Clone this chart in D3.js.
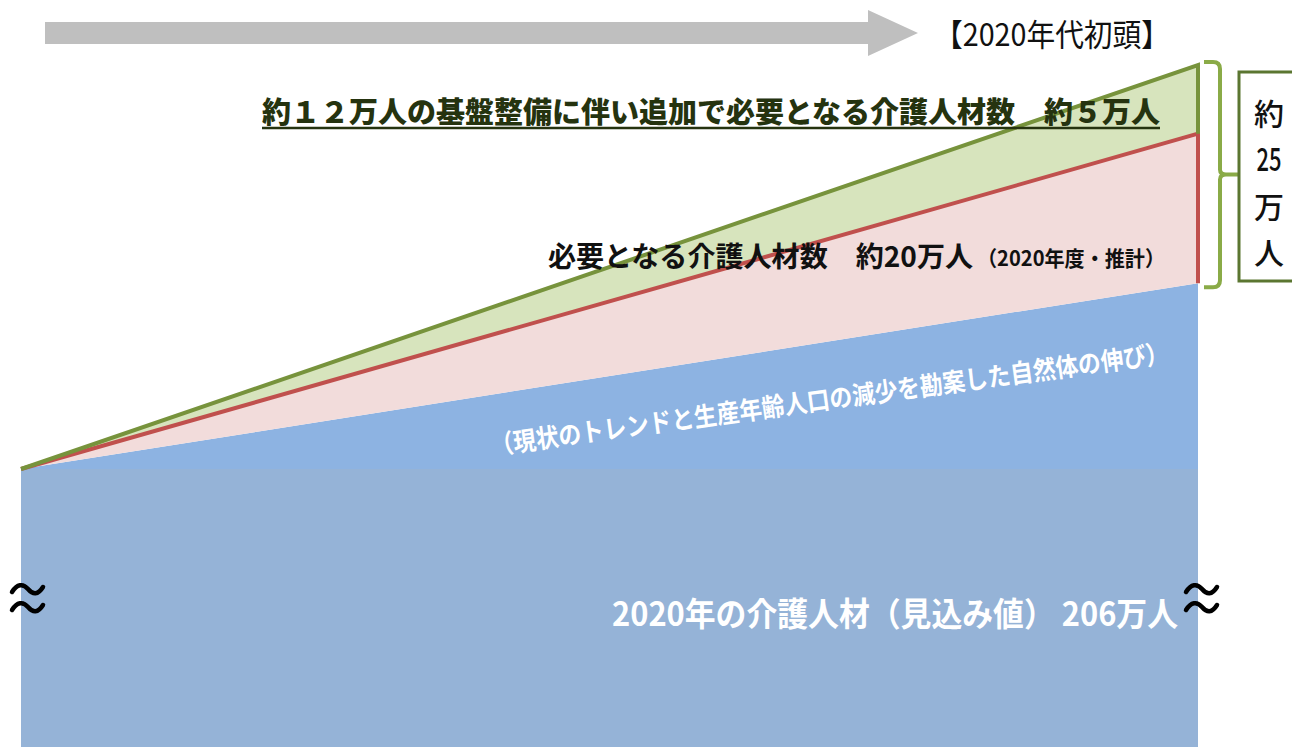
<!DOCTYPE html>
<html>
<head>
<meta charset="utf-8">
<script src="https://cdn.jsdelivr.net/npm/d3@7/dist/d3.min.js"></script>
<style>
  html, body { margin: 0; padding: 0; background: #fff; }
  svg { display: block; }
  text { font-family: "Noto Sans CJK JP", "Noto Sans", sans-serif; }
</style>
</head>
<body>
<div id="chart"></div>
<script>
// ---- data (schematic index: start level = 0, top of green = 100) ----
const timePoints = ["現在", "2020年代初頭"];
const baseBand = [-70, -70];        // broken-axis part below the start level
const startLevel = [0, 0];
const naturalTrend = [0, 46];       // 自然体の伸び
const requiredTotal = [0, 83];      // + 必要となる介護人材数 約20万人
const withInfra = [0, 100];         // + 基盤整備に伴う追加 約5万人
const bracketLabel = ["約", "25", "万", "人"];

const width = 1292, height = 747;

const svg = d3.select("#chart").append("svg")
  .attr("width", width)
  .attr("height", height);

const x = d3.scaleLinear().domain([0, timePoints.length - 1]).range([21, 1198]);
const y = d3.scaleLinear().domain([0, 100]).range([469, 65]);

const idx = d3.range(timePoints.length);

const band = (lo, hi) => d3.area()
  .x(i => x(i))
  .y0(i => y(lo[i]))
  .y1(i => y(hi[i]))(idx);

// -------- areas --------
// lower (broken) block
svg.append("path").attr("d", band(baseBand, startLevel)).attr("fill", "#95b3d7");
// natural growth wedge
svg.append("path").attr("d", band(startLevel, naturalTrend)).attr("fill", "#8db3e2");
// required workers wedge
svg.append("path").attr("d", band(naturalTrend, requiredTotal)).attr("fill", "#f2dcdb");
// additional due to infrastructure
svg.append("path").attr("d", band(requiredTotal, withInfra)).attr("fill", "#d7e4bd");

// -------- lines (top edge + right edge) --------
function edge(top, bottom, color) {
  const last = idx.length - 1;
  const pts = idx.map(i => [x(i), y(top[i])]);
  pts.push([x(last), y(bottom[last])]);
  svg.append("path")
    .attr("d", d3.line()(pts))
    .attr("fill", "none")
    .attr("stroke", color)
    .attr("stroke-width", 4)
    .attr("stroke-linejoin", "miter");
}
edge(requiredTotal, naturalTrend, "#c0504d");
edge(withInfra, requiredTotal, "#77933c");

// -------- grey time arrow --------
svg.append("path")
  .attr("d", "M45,22 H868 V10 L918,33 L868,56 V44 H45 Z")
  .attr("fill", "#bfbfbf");

svg.append("text")
  .attr("x", 934).attr("y", 46)
  .attr("font-size", 31)
  .attr("textLength", 236).attr("lengthAdjust", "spacingAndGlyphs")
  .attr("fill", "#111")
  .text("【2020年代初頭】");

// -------- bracket + box on the right --------
const last = idx.length - 1;
const bTop = y(withInfra[last]) - 3, bBot = y(naturalTrend[last]) + 4;
const bMid = (bTop + bBot) / 2;
svg.append("path")
  .attr("d", `M1204,${bTop} H1213 Q1220,${bTop} 1220,${bTop + 7} V${bMid - 5} Q1220,${bMid} 1226,${bMid} H1238 M1226,${bMid} Q1220,${bMid} 1220,${bMid + 5} V${bBot - 7} Q1220,${bBot} 1213,${bBot} H1204`)
  .attr("fill", "none")
  .attr("stroke", "#8aab47")
  .attr("stroke-width", 4);

svg.append("rect")
  .attr("x", 1239).attr("y", 72)
  .attr("width", 70).attr("height", 209)
  .attr("fill", "#fff")
  .attr("stroke", "#5b7631")
  .attr("stroke-width", 3);

const boxY = [125, 171, 218, 264];
svg.append("g").selectAll("text")
  .data(bracketLabel)
  .join("text")
  .attr("x", 1269)
  .attr("y", (d, i) => boxY[i])
  .attr("text-anchor", "middle")
  .attr("font-size", d => d.length > 1 ? 32 : 30)
  .attr("font-weight", 500)
  .attr("fill", "#111")
  .attr("textLength", d => d.length > 1 ? 25 : null)
  .attr("lengthAdjust", "spacingAndGlyphs")
  .text(d => d);

// -------- labels --------
svg.append("text")
  .attr("x", 262).attr("y", 123)
  .attr("font-size", 29)
  .attr("font-weight", 900)
  .attr("fill", "#25330f")
  .attr("textLength", 898).attr("lengthAdjust", "spacingAndGlyphs")
  .text("約１２万人の基盤整備に伴い追加で必要となる介護人材数　約５万人");
svg.append("line")
  .attr("x1", 262).attr("x2", 1160)
  .attr("y1", 128).attr("y2", 128)
  .attr("stroke", "#25330f").attr("stroke-width", 2.5);

svg.append("text")
  .attr("x", 548).attr("y", 267)
  .attr("font-size", 28)
  .attr("font-weight", 700)
  .attr("fill", "#111")
  .attr("textLength", 425).attr("lengthAdjust", "spacingAndGlyphs")
  .text("必要となる介護人材数　約20万人");
svg.append("text")
  .attr("x", 977).attr("y", 266)
  .attr("font-size", 21)
  .attr("font-weight", 700)
  .attr("fill", "#111")
  .attr("textLength", 188).attr("lengthAdjust", "spacingAndGlyphs")
  .text("（2020年度・推計）");

svg.append("text")
  .attr("transform", "translate(492,455) rotate(-7.8)")
  .attr("font-size", 26)
  .attr("font-weight", 700)
  .attr("fill", "#fff")
  .attr("textLength", 684).attr("lengthAdjust", "spacingAndGlyphs")
  .text("（現状のトレンドと生産年齢人口の減少を勘案した自然体の伸び）");

svg.append("text")
  .attr("x", 612).attr("y", 626)
  .attr("font-size", 33)
  .attr("font-weight", 700)
  .attr("fill", "#fff")
  .attr("textLength", 566).attr("lengthAdjust", "spacingAndGlyphs")
  .text("2020年の介護人材（見込み値） 206万人");

// break marks (double wave)
const wave = "M0,8 C5,0 11,-1 16,5 S26,11 31,3";
[[12, 584], [1186, 584]].forEach(([bx, by]) => {
  const g = svg.append("g").attr("transform", `translate(${bx},${by})`);
  [0, 18].forEach(dy => {
    g.append("path")
      .attr("d", wave)
      .attr("transform", `translate(0,${dy})`)
      .attr("fill", "none")
      .attr("stroke", "#000")
      .attr("stroke-width", 4.5)
      .attr("stroke-linecap", "round");
  });
});
</script>
</body>
</html>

**WRITTEN EXERCISE**
Your task is to return the lines above, from the first one up to and including the line containing "const width = 1292, height = 747;", minus any pictures.

**SOLUTION BELOW**
Clone this chart in D3.js.
<!DOCTYPE html>
<html>
<head>
<meta charset="utf-8">
<script src="https://cdn.jsdelivr.net/npm/d3@7/dist/d3.min.js"></script>
<style>
  html, body { margin: 0; padding: 0; background: #fff; }
  svg { display: block; }
  text { font-family: "Noto Sans CJK JP", "Noto Sans", sans-serif; }
</style>
</head>
<body>
<div id="chart"></div>
<script>
// ---- data (schematic index: start level = 0, top of green = 100) ----
const timePoints = ["現在", "2020年代初頭"];
const baseBand = [-70, -70];        // broken-axis part below the start level
const startLevel = [0, 0];
const naturalTrend = [0, 46];       // 自然体の伸び
const requiredTotal = [0, 83];      // + 必要となる介護人材数 約20万人
const withInfra = [0, 100];         // + 基盤整備に伴う追加 約5万人
const bracketLabel = ["約", "25", "万", "人"];

const width = 1292, height = 747;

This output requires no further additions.